Embora o drama inicial se foque na jornada de Wellington, o filme também se aprofunda nas ausências emocionais de Ronaldo, que demonstra carregar sua própria carência afetiva, consumido pela necessidade diária de sobrevivência.
Mesmo abordando questões difíceis, o longa mantém uma abordagem suave na maior parte da narrativa, preservando os aspectos positivos de seus personagens, que são profundamente imperfeitos e, em vários momentos, hesitam em seus objetivos e até mesmo em suas conexões uns com os outros, como acontece em uma família em construção. Ainda assim, há genuinidade na forma como se relacionam e cuidam um do outro.
“Acho que há um grande aprendizado por parte do Ronaldo, que é uma certa humildade em reconhecer o próprio limite como esse homem que seria o provedor masculino. E, ao mesmo tempo, esse garoto entende que precisará construir sua própria família, talvez distante de sua família biológica e da família que o Ronaldo tentou construir para ele.”, explica Marcelo Caetano.
A dinâmica entre os personagens revela suas complexidades individuais. Além disso, ela demonstra a intenção do diretor de explorar camadas mais profundas, como os dilemas e propósitos de cada um.
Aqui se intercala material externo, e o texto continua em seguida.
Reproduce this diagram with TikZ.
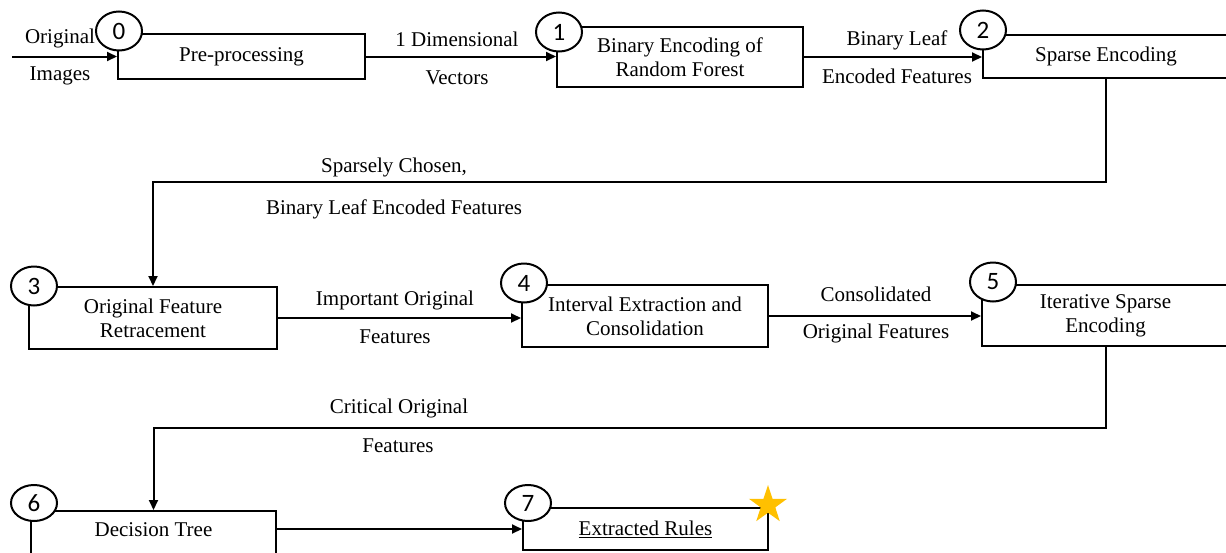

“Cinema, para mim, é como a construção do corpo: de dentro para fora. Primeiro, você tem o coração, o sentimento que quer transmitir. Depois, faz o esqueleto, que é o roteiro, montando os ossinhos da história. Em seguida, os atores entram e colocam a carne, trazendo vida aos personagens. Por fim, vem a pele, que é a camada superficial composta pela equipe de arte, fotografia e tudo mais, que dá o acabamento visual ao filme, à superfície dos espaços e das cenas”, conclui o diretor.